Update, 8:25 a.m.: It's official. Oregon will remain at five seats for a fourth decade. Washington, after just 20 years at nine seats, will move up to ten seats in Congress.
Update, 8:36 a.m.: Here's the full list: Texas gained 4 seats. Florida gained 2 seats. Gaining one seat each: Arizona, Georgia, Nevada, South Carolina, Washington and Utah. New York and Ohio each lost two seats. Losing one seat each: Illinois, Iowa, Louisiana, Massachusetts, Michigan, Missouri, New Jersey and Pennsylvania.
Keep in mind that this will also have a huge impact on the 2012 presidential race. The states won by Barack Obama lost seven electoral votes, while the states won by John McCain gained those seven electoral votes.
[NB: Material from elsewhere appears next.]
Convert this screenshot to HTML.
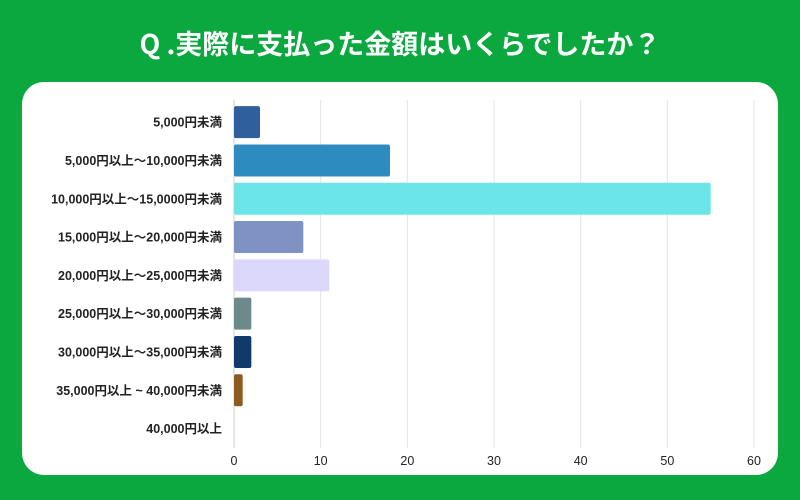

Update, 8:43 a.m.: Starting in February, the Census will start to release detailed block-by-block counts that will make it possible for the Legislature to redraw both the congressional and legislative maps.
Update, 8:50 a.m.: The 435th seat was assigned to Minnesota. The state that just missed out on another seat was North Carolina -- by just 15,000 residents. (The census director noted that that's the largest gap between 435 and 436 in a half-century.)
No word just yet on how far down the list Oregon-6 appeared.
Update, 8:57 a.m.: The entire data dump is here.
Update, 9:02 a.m.: I just ran the population numbers through a reapportionment calculation. Oregon-6 came in at seat #442, or seven seats outside the threshold.
Based on the 2008 estimate, we were as high as #437. By my calculations then, if we had grown in 2009 and 2010 as we had in 2000-2008, we would have been at #435 - picking up that sixth seat. But by 2009, those same estimates had us down to #438. At that time, almost exactly a year ago, I wrote this - "If the 2009-2010 growth pattern matches this last year, we'll drop even further - down to #442." - and sure enough, that's exactly what happened.
That's it for the news. On the jump for more nerdiness about population numbers...
Some notes on the numbers:
The nation grew by 9.72%, while Oregon grew by 11.97%. That means that Oregon moved up from 1.218% of the nation's population to 1.243%.
By my estimate, Oregon would have picked up that sixth seat if we'd added 42,000 residents over the last ten years -- or a growth rate of 13.7%.
A bit of interesting trivia that the Census Director mentioned that I just realized matters somewhat: All the census numbers we usually talk about are the "resident population" numbers, but the apportionment population is slightly different: it includes all those people who are living abroad and employed by the federal government (military, diplomats, and a few others.) For non-apportionment purposes, those people are not included in the census. Neither count includes non-federal people, like missionaries, expatriates, etc. The number of non-resident military and others has been relatively small in the past, but with two wars underway, there are lots and lots of military and non-military federal personnel overseas right now -- more than one million, in fact. The difference for Oregon, for example, is that Oregon jumps from 3,831,074 residents to 3,848,606 for apportionment purposes - a jump of 17,532. (It turns out, however, that having just run the "resident" numbers through the reapportionment calculator, these numbers don't actually make any meaningful difference for reapportionment purposes.)
One last little tidbit: Since Oregon came so close to getting another seat, but fell short, it's worth noting that that means that Oregon will have more people per congressional district than many states. In fact, we'll have 766,215 people per member of Congress - while the national average will be 710,000. (Of course, Montana still has just one member - representing 989,415. And Rhode Island managed to get two - each representing 526,284. Unless and until we start redrawing state lines based on population, this is always going to happen.)
And because it's never too soon to start speculating, here's some thoughts on the 2020 census:
If Oregon continues to grow at the same pace over the next ten years as it did for the last ten, we'll shoot past four million residents - to 4.29 million.
If all 50 states maintain the exact same pace (haha), then Oregon will be RIGHT on the bubble. Oregon-6 will be seat #436. Obviously, there's a lot that will happen between now and then - so this is a story that we'll be watching for another decade to come.
And incidentally, here's how the rest of the nation would shake out if the 2000-2010 trend holds up from 2010 to 2020: Texas gains another three, while one more seat goes to Arizona, Colorado, Florida, Georgia, Nevada, North Carolina, and Virginia. New York would lose two, and you can subtract one from California, Illinois, Minnesota, Michigan, Ohio, Pennsylvania, Rhode Island, and West Virginia. That would represent a shift of four more electoral votes from Obama states to McCain states. (One more thing: Take note of how many of those growing states have sizable Latino populations. Long-term political success will go to those who figure out how to appeal to Latino communities.)